▶ EXERCISE
Copy out each line featuring the string "matplotlib" from the entries beneath.

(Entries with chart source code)
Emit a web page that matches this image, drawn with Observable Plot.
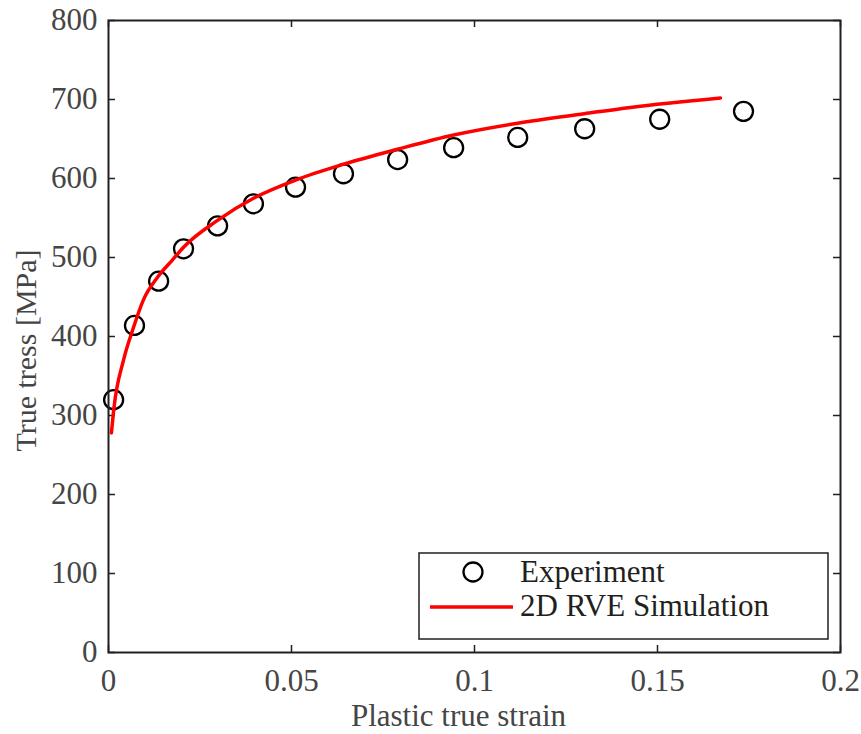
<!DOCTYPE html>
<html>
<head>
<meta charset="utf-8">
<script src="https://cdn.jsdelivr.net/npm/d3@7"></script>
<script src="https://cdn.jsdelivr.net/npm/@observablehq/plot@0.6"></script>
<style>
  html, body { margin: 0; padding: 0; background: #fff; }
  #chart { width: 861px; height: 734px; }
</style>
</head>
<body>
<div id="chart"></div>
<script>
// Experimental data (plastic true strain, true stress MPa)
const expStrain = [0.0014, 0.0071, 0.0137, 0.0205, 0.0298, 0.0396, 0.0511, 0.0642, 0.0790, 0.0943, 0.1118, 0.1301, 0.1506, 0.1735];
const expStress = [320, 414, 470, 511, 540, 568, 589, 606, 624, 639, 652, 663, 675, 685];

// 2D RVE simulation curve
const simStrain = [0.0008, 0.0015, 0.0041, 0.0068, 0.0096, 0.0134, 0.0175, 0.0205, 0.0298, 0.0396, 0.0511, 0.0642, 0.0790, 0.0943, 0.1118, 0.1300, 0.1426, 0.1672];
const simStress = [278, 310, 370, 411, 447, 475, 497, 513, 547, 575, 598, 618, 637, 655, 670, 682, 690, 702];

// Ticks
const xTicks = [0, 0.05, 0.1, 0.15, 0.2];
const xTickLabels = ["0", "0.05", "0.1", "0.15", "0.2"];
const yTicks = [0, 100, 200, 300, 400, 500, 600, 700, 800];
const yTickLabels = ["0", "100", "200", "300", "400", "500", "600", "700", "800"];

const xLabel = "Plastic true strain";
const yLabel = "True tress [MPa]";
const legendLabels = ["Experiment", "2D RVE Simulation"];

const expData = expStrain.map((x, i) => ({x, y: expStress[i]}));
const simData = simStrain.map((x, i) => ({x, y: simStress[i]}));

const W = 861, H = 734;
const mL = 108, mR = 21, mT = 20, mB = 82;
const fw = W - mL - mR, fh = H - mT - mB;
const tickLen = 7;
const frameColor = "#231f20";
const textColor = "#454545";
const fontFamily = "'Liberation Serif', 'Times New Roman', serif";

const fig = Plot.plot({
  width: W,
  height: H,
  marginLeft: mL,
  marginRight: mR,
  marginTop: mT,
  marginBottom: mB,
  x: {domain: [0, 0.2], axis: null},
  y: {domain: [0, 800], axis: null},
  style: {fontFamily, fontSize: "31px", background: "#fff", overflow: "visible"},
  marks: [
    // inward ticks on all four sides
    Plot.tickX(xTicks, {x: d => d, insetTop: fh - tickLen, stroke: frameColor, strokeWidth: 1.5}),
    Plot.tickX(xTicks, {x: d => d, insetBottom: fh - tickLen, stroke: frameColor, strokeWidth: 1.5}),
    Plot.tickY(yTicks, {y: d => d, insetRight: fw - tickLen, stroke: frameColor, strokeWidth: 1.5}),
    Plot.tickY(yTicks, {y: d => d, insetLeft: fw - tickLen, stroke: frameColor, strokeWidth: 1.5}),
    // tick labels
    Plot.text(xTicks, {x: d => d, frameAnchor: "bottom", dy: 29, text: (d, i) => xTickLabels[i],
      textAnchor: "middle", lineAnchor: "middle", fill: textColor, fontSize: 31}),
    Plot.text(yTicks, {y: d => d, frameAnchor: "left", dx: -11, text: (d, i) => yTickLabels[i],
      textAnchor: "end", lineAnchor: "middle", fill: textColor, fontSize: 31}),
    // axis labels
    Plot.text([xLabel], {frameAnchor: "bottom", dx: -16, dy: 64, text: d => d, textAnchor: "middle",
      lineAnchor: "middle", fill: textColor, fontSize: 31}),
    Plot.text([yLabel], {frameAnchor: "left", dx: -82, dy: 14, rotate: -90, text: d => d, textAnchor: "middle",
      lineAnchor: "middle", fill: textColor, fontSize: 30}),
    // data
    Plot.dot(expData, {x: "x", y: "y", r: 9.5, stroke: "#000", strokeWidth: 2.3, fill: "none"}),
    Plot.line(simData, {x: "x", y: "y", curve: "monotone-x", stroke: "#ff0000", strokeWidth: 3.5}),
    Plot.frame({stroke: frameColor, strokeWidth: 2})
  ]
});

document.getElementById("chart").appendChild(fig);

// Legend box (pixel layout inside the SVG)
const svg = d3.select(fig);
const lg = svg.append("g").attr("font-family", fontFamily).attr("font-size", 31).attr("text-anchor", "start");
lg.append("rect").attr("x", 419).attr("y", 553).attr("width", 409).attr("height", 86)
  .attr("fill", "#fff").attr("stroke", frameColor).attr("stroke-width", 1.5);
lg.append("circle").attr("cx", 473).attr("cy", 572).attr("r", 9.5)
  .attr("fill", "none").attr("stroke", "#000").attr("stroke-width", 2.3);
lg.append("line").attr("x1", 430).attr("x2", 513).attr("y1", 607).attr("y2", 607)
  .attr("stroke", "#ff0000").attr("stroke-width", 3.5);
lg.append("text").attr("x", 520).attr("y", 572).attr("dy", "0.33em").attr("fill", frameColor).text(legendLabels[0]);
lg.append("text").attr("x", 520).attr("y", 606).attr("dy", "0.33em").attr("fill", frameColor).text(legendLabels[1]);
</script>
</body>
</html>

==

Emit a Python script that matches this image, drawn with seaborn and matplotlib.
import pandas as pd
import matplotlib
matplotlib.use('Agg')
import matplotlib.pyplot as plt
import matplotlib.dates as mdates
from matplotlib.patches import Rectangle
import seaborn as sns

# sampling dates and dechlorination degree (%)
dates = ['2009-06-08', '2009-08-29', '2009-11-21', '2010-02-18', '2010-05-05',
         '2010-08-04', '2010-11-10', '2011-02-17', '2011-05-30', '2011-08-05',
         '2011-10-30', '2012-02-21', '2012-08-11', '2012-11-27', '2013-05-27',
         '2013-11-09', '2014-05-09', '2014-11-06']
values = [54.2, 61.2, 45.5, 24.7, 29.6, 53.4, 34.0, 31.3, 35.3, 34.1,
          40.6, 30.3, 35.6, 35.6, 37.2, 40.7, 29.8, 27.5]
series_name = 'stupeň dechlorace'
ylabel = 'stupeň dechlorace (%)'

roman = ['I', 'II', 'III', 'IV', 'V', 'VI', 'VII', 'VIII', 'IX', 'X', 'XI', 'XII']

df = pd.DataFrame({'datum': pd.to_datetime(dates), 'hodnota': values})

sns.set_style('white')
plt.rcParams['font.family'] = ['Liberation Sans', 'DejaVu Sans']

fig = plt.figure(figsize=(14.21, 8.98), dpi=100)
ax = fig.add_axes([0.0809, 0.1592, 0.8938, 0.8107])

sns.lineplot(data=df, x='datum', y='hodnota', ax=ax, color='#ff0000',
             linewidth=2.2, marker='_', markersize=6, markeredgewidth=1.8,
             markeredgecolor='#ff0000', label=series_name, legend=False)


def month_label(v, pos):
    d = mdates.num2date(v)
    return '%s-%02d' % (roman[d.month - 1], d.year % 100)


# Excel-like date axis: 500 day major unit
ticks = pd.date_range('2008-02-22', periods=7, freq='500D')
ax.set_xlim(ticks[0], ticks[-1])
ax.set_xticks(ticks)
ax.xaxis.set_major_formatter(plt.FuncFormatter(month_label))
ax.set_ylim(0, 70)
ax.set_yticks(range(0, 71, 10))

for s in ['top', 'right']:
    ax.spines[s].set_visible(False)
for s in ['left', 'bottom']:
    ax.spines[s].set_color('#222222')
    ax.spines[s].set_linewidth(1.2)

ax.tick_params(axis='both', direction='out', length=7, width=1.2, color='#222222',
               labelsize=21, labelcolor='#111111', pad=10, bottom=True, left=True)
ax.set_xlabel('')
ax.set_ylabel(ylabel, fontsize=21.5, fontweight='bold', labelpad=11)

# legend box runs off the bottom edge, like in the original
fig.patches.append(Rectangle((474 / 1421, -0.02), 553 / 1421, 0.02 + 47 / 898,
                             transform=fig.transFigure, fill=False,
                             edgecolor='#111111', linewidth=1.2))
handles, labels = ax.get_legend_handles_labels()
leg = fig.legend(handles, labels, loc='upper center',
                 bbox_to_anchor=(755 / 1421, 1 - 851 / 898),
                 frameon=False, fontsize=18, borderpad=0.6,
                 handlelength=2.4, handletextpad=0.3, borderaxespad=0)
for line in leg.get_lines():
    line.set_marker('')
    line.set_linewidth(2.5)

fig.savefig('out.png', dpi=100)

▶ RESPONSE TO THIS EXERCISE
Emit a Python script that matches this image, drawn with seaborn and matplotlib.
import matplotlib
matplotlib.use('Agg')
import matplotlib.pyplot as plt
import matplotlib.dates as mdates
from matplotlib.patches import Rectangle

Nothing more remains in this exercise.